Who was Pope Pius VII and when did he serve as pope?
Pope Pius VII, born Barnaba Niccolò Maria Luigi Chiaramonti on the 14th of August 1742 in Cesena, served as head of the Catholic Church from the 14th of March 1800 until his death on the 20th of August 1823. He was also a Benedictine monk and theologian before his election to the papacy.
What was the Concordat of 1801 between Pope Pius VII and Napoleon?
The Concordat of 1801 was a treaty negotiated by Cardinal Secretary Ercole Consalvi with Napoleon, then First Consul of France. It acknowledged Catholicism as the religion of the great majority of French citizens, gave the pope the right to depose bishops, required the state to pay clerical salaries, and required the Church to surrender claims to lands seized after 1790. Sunday was reestablished as a festival day effective Easter Sunday, the 18th of April 1802.

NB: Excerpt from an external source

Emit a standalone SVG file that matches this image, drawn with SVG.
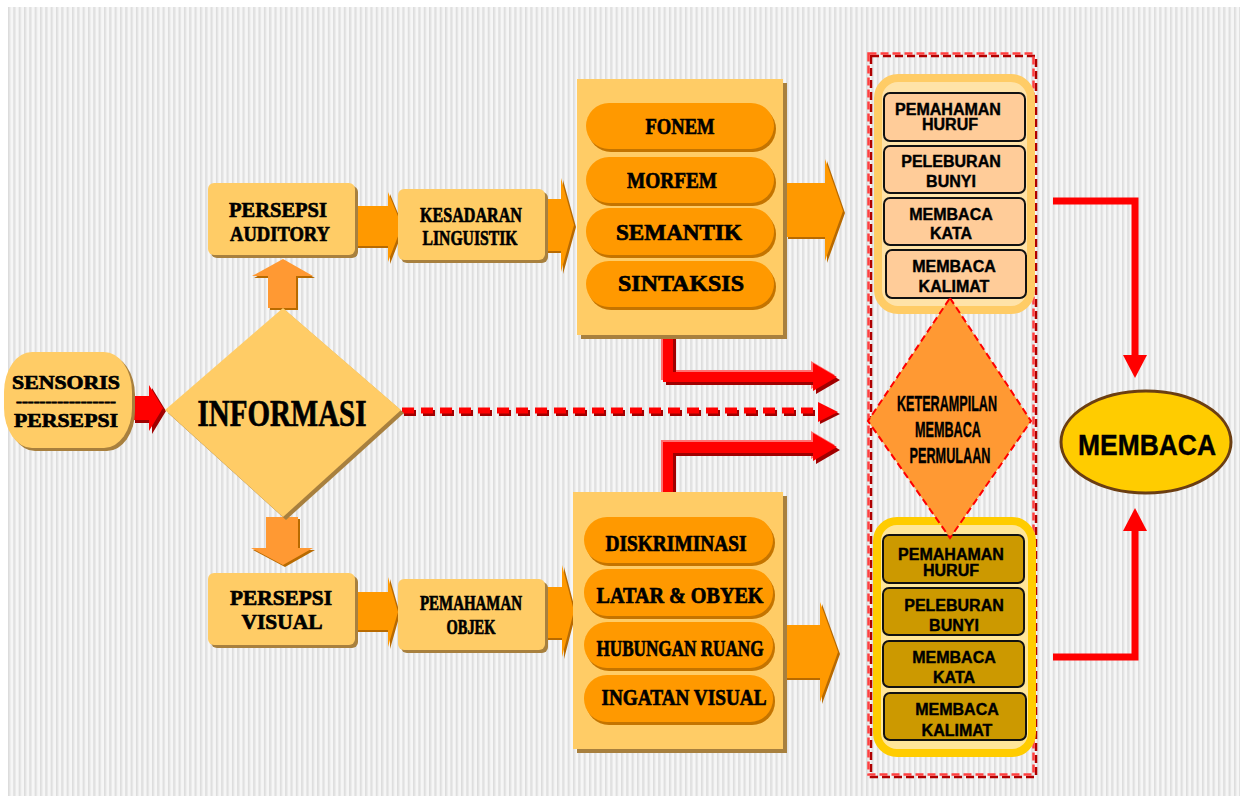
<svg xmlns="http://www.w3.org/2000/svg" width="1240" height="796" viewBox="0 0 1240 796">
<defs>
<pattern id="stripes" x="8" y="0" width="5.33" height="10" patternUnits="userSpaceOnUse">
<rect width="5.33" height="10" fill="#f6f6f6"/>
<rect x="0" width="1.6" height="10" fill="#dcdcdc"/>
<rect x="1.6" width="1" height="10" fill="#e9e9e9"/>
</pattern>
<style>
.serif{font-family:"Liberation Serif","Times New Roman",serif;font-weight:bold;fill:#000;stroke:#000;stroke-width:0.7;text-anchor:middle}
.sans{font-family:"Liberation Sans",Arial,sans-serif;font-weight:bold;fill:#000;stroke:#000;stroke-width:0.4;text-anchor:middle}
.box{fill:#FFCC66}
.shadow{fill:#A8803E}
.pill{fill:#FF9900}
.pillsh{fill:#C47400}
.oarrow{fill:#FF9900}
.oarrowsh{fill:#B86A00}
.larrow{fill:#FF9933}
.red{fill:#FF0000}
.redsh{fill:#A00000}
.redhl{fill:#FF7070}
.ibox1{fill:#FFCC99;stroke:#111;stroke-width:2}
.ibox2{fill:#CC9900;stroke:#111;stroke-width:2}
</style>
</defs>
<rect x="8" y="7" width="1232" height="789" fill="url(#stripes)"/>

<g id="connectors">
<polygon class="oarrowsh" points="358,208 390,208 390,194 404,228 390,264 390,248 358,248"/>
<polygon class="oarrow" points="356,206 388,206 388,192 402,226 388,262 388,246 356,246"/>
<polygon class="oarrowsh" points="542,201 563,201 563,180 576,227 563,274 563,253 542,253"/>
<polygon class="oarrow" points="540,199 561,199 561,178 574,225 561,272 561,251 540,251"/>
<polygon class="oarrowsh" points="788,185 827,185 827,161 845,213 827,263 827,239 788,239"/>
<polygon class="oarrow" points="786,183 825,183 825,159 843,211 825,261 825,237 786,237"/>
<polygon class="oarrowsh" points="358,594 390,594 390,579 400,614 390,649 390,632 358,632"/>
<polygon class="oarrow" points="356,592 388,592 388,577 398,612 388,647 388,630 356,630"/>
<polygon class="oarrowsh" points="542,589 564,589 564,567 576,613 564,659 564,640 542,640"/>
<polygon class="oarrow" points="540,587 562,587 562,565 574,611 562,657 562,638 540,638"/>
<polygon class="oarrowsh" points="786,627 822,627 822,604 840,654 822,704 822,680 786,680"/>
<polygon class="oarrow" points="784,625 820,625 820,602 838,652 820,702 820,678 784,678"/>
<polygon class="oarrowsh" points="270,310 298,310 298,278 315,278 285,261 254,278 270,278"/>
<polygon class="larrow" points="268,308 296,308 296,276 313,276 283,259 252,276 268,276"/>
<polygon class="oarrowsh" points="268,519 300,519 300,550 315,550 285,567 253,550 268,550"/>
<polygon class="larrow" points="266,517 298,517 298,548 313,548 283,565 251,548 266,548"/>

<polygon class="redsh" points="135,399 152,399 152,388 166,411 152,434 152,423 135,423"/>
<polygon class="red" points="132,396 149,396 149,385 163,408 149,431 149,420 132,420"/>

<polygon class="redhl" points="661,328 671,328 671,370 811,370 811,361 835,375 811,389 811,380 661,380"/>
<polygon class="redsh" points="666,333 676,333 676,375 816,375 816,366 840,380 816,394 816,385 666,385"/>
<polygon class="red" points="663,330 673,330 673,372 813,372 813,363 837,377 813,391 813,382 663,382"/>

<polygon class="redhl" points="661,493 661,440 811,440 811,431 835,445 811,459 811,451 671,451 671,493"/>
<polygon class="redsh" points="666,498 666,445 816,445 816,436 840,450 816,464 816,456 676,456 676,498"/>
<polygon class="red" points="663,495 663,442 813,442 813,433 837,447 813,461 813,453 673,453 673,495"/>

<line x1="404" y1="413" x2="820" y2="413" stroke="#A00000" stroke-width="6" stroke-dasharray="12 7"/>
<line x1="402" y1="410.5" x2="818" y2="410.5" stroke="#FF0000" stroke-width="6" stroke-dasharray="12 7"/>
<polygon class="redsh" points="820,404 840,414 820,424"/>
<polygon class="red" points="818,402 838,412 818,422"/>

<polyline points="1053,201 1135,201 1135,357" fill="none" stroke="#FF0000" stroke-width="7"/>
<polygon class="red" points="1123,355 1147,355 1135,378"/>
<polyline points="1053,657 1135,657 1135,529" fill="none" stroke="#FF0000" stroke-width="7"/>
<polygon class="red" points="1123,531 1147,531 1135,508"/>
</g>

<g id="sensoris">
<rect x="7" y="355" width="128" height="96" rx="28" ry="40" class="shadow"/>
<rect x="4" y="352" width="128" height="96" rx="28" ry="40" class="box"/>
<text class="serif" x="66" y="389" font-size="19" textLength="108" lengthAdjust="spacingAndGlyphs">SENSORIS</text>
<text class="serif" x="66" y="406" font-size="14" textLength="100" lengthAdjust="spacingAndGlyphs">-----------------</text>
<text class="serif" x="66" y="427" font-size="19" textLength="104" lengthAdjust="spacingAndGlyphs">PERSEPSI</text>
</g>

<g id="informasi">
<polygon points="286,311 404,413 286,520 168,413" class="shadow"/>
<polygon points="283,308 401,410 283,517 165,410" class="box"/>
<text class="serif" x="282" y="426" font-size="38" textLength="169" lengthAdjust="spacingAndGlyphs">INFORMASI</text>
</g>

<g id="persepsi-auditory">
<rect x="211" y="186" width="147" height="72" rx="6" class="shadow"/>
<rect x="208" y="183" width="147" height="72" rx="6" class="box"/>
<text class="serif" x="278" y="217" font-size="22" textLength="98" lengthAdjust="spacingAndGlyphs">PERSEPSI</text>
<text class="serif" x="280" y="241" font-size="22" textLength="100" lengthAdjust="spacingAndGlyphs">AUDITORY</text>
</g>

<g id="kesadaran-linguistik">
<rect x="401" y="192" width="147" height="71" rx="6" class="shadow"/>
<rect x="398" y="189" width="147" height="71" rx="6" class="box"/>
<text class="serif" x="471" y="222" font-size="22" textLength="102" lengthAdjust="spacingAndGlyphs">KESADARAN</text>
<text class="serif" x="470" y="245" font-size="22" textLength="95" lengthAdjust="spacingAndGlyphs">LINGUISTIK</text>
</g>

<g id="linguistik-box">
<rect x="581" y="83" width="206" height="256" class="shadow"/>
<rect x="577" y="79" width="206" height="256" class="box"/>
<rect x="588" y="106" width="188" height="46" rx="23" class="pillsh"/>
<rect x="586" y="103" width="188" height="46" rx="23" class="pill"/>
<text class="serif" x="680" y="134" font-size="23" textLength="69" lengthAdjust="spacingAndGlyphs">FONEM</text>
<rect x="588" y="160" width="188" height="46" rx="23" class="pillsh"/>
<rect x="586" y="157" width="188" height="46" rx="23" class="pill"/>
<text class="serif" x="672" y="188" font-size="23" textLength="90" lengthAdjust="spacingAndGlyphs">MORFEM</text>
<rect x="588" y="211" width="188" height="47" rx="23" class="pillsh"/>
<rect x="586" y="208" width="188" height="47" rx="23" class="pill"/>
<text class="serif" x="679" y="240" font-size="23" textLength="126" lengthAdjust="spacingAndGlyphs">SEMANTIK</text>
<rect x="588" y="264" width="188" height="46" rx="23" class="pillsh"/>
<rect x="586" y="261" width="188" height="46" rx="23" class="pill"/>
<text class="serif" x="681" y="291" font-size="23" textLength="126" lengthAdjust="spacingAndGlyphs">SINTAKSIS</text>
</g>

<g id="persepsi-visual">
<rect x="211" y="576" width="147" height="72" rx="6" class="shadow"/>
<rect x="208" y="573" width="147" height="72" rx="6" class="box"/>
<text class="serif" x="281" y="605" font-size="22" textLength="102" lengthAdjust="spacingAndGlyphs">PERSEPSI</text>
<text class="serif" x="282" y="629" font-size="22" textLength="81" lengthAdjust="spacingAndGlyphs">VISUAL</text>
</g>

<g id="pemahaman-objek">
<rect x="401" y="582" width="147" height="71" rx="6" class="shadow"/>
<rect x="398" y="579" width="147" height="71" rx="6" class="box"/>
<text class="serif" x="471" y="610" font-size="20" textLength="102" lengthAdjust="spacingAndGlyphs">PEMAHAMAN</text>
<text class="serif" x="471" y="634" font-size="20" textLength="49" lengthAdjust="spacingAndGlyphs">OBJEK</text>
</g>

<g id="visual-box">
<rect x="577" y="496" width="210" height="257" class="shadow"/>
<rect x="573" y="492" width="210" height="257" class="box"/>
<rect x="586" y="520" width="189" height="46" rx="23" class="pillsh"/>
<rect x="584" y="517" width="189" height="46" rx="23" class="pill"/>
<text class="serif" x="676" y="551" font-size="23" textLength="141" lengthAdjust="spacingAndGlyphs">DISKRIMINASI</text>
<rect x="586" y="572" width="189" height="47" rx="23" class="pillsh"/>
<rect x="584" y="569" width="189" height="47" rx="23" class="pill"/>
<text class="serif" x="680" y="603" font-size="23" textLength="167" lengthAdjust="spacingAndGlyphs">LATAR &amp; OBYEK</text>
<rect x="586" y="625" width="189" height="46" rx="23" class="pillsh"/>
<rect x="584" y="622" width="189" height="46" rx="23" class="pill"/>
<text class="serif" x="680" y="656" font-size="23" textLength="167" lengthAdjust="spacingAndGlyphs">HUBUNGAN RUANG</text>
<rect x="586" y="678" width="189" height="47" rx="23" class="pillsh"/>
<rect x="584" y="675" width="189" height="47" rx="23" class="pill"/>
<text class="serif" x="684" y="705" font-size="23" textLength="165" lengthAdjust="spacingAndGlyphs">INGATAN VISUAL</text>
</g>

<g id="keterampilan-frame">
<rect x="871" y="56" width="165" height="721" fill="none" stroke="#B00000" stroke-width="2.5" stroke-dasharray="8 4"/>
<rect x="868.5" y="53.5" width="165" height="721" fill="none" stroke="#FF4040" stroke-width="2.5" stroke-dasharray="8 4"/>
</g>

<g id="auditory-skills">
<rect x="878" y="78" width="153" height="232" rx="20" fill="#FFE3A8" stroke="#FFCC66" stroke-width="8"/>
<rect x="884" y="93" width="141" height="48" rx="6" class="ibox1"/>
<text class="sans" x="948" y="115" font-size="16">PEMAHAMAN</text>
<text class="sans" x="950" y="130" font-size="16">HURUF</text>
<rect x="884" y="146" width="141" height="47" rx="6" class="ibox1"/>
<text class="sans" x="951" y="167" font-size="16">PELEBURAN</text>
<text class="sans" x="951" y="187" font-size="16">BUNYI</text>
<rect x="884" y="198" width="141" height="47" rx="6" class="ibox1"/>
<text class="sans" x="951" y="220" font-size="16">MEMBACA</text>
<text class="sans" x="951" y="239" font-size="16">KATA</text>
<rect x="886" y="250" width="140" height="48" rx="6" class="ibox1"/>
<text class="sans" x="954" y="272" font-size="16">MEMBACA</text>
<text class="sans" x="954" y="292" font-size="16">KALIMAT</text>
</g>

<g id="visual-skills">
<rect x="877" y="521" width="155" height="232" rx="20" fill="#FFE699" stroke="#FFCC00" stroke-width="8"/>
<rect x="883" y="535" width="141" height="48" rx="6" class="ibox2"/>
<text class="sans" x="951" y="560" font-size="16">PEMAHAMAN</text>
<text class="sans" x="951" y="576" font-size="16">HURUF</text>
<rect x="883" y="588" width="141" height="47" rx="6" class="ibox2"/>
<text class="sans" x="954" y="611" font-size="16">PELEBURAN</text>
<text class="sans" x="954" y="631" font-size="16">BUNYI</text>
<rect x="883" y="641" width="141" height="46" rx="6" class="ibox2"/>
<text class="sans" x="954" y="663" font-size="16">MEMBACA</text>
<text class="sans" x="954" y="683" font-size="16">KATA</text>
<rect x="884" y="693" width="142" height="47" rx="6" class="ibox2"/>
<text class="sans" x="957" y="715" font-size="16">MEMBACA</text>
<text class="sans" x="957" y="736" font-size="16">KALIMAT</text>
</g>

<g id="keterampilan">
<polygon points="950,298 1031,421 950,538 868,421" fill="#FF9933" stroke="#FF0000" stroke-width="2" stroke-dasharray="7 4"/>
<text class="sans" x="947" y="411" font-size="22" textLength="100" lengthAdjust="spacingAndGlyphs">KETERAMPILAN</text>
<text class="sans" x="948" y="437" font-size="22" textLength="66" lengthAdjust="spacingAndGlyphs">MEMBACA</text>
<text class="sans" x="950" y="463" font-size="22" textLength="81" lengthAdjust="spacingAndGlyphs">PERMULAAN</text>
</g>

<g id="membaca">
<ellipse cx="1146" cy="442" rx="85" ry="51" fill="#FFCC00" stroke="#6B3E12" stroke-width="3"/>
<text class="sans" x="1147" y="455" font-size="29" textLength="138" lengthAdjust="spacingAndGlyphs">MEMBACA</text>
</g>
</svg>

Why was Pope Pius VII taken prisoner by Napoleon?
Napoleon had France occupy and annex the Papal States in 1809 after Pius VII refused to align them with Napoleon's Continental System. Pius VII responded with the papal bull Quum memoranda, excommunicating Napoleon. French forces then seized the pope, transporting him first to Savona and later to France, where he remained until 1814.
Did Pope Pius VII oppose the slave trade?
Yes. Pius VII joined the declaration of the 1815 Congress of Vienna urging suppression of the Atlantic slave trade. He wrote to King Louis XVIII of France on the 20th of September 1814 and to King John VI of Portugal in 1823, defining the sale of people as an injustice to human dignity and urging both monarchs to use their authority to end the practice.
What did Pope Pius VII do for the Catholic Church in the United States?
Pius VII established new dioceses in the United States in 1808 for Boston, New York City, Philadelphia, and Bardstown. In 1821, he added dioceses for Charleston, Richmond, and Cincinnati. He also praised the United States for its military campaign against the Barbary pirates, declaring that Americans had done more for Christianity than the most powerful Christian nations had done in ages.
When did Pope Pius VII restore the Society of Jesus?
Pius VII universally restored the Society of Jesus on the 31st of July 1814, signing the papal bull Sollicitudo omnium ecclesiarum. He had begun the process earlier with the brief Catholicae fidei on the 7th of March 1801, which recognized the Jesuits in the Russian Empire and named Franciszek Kareu as their first superior general there. He appointed Tadeusz Brzozowski as the order's Superior General upon the full restoration.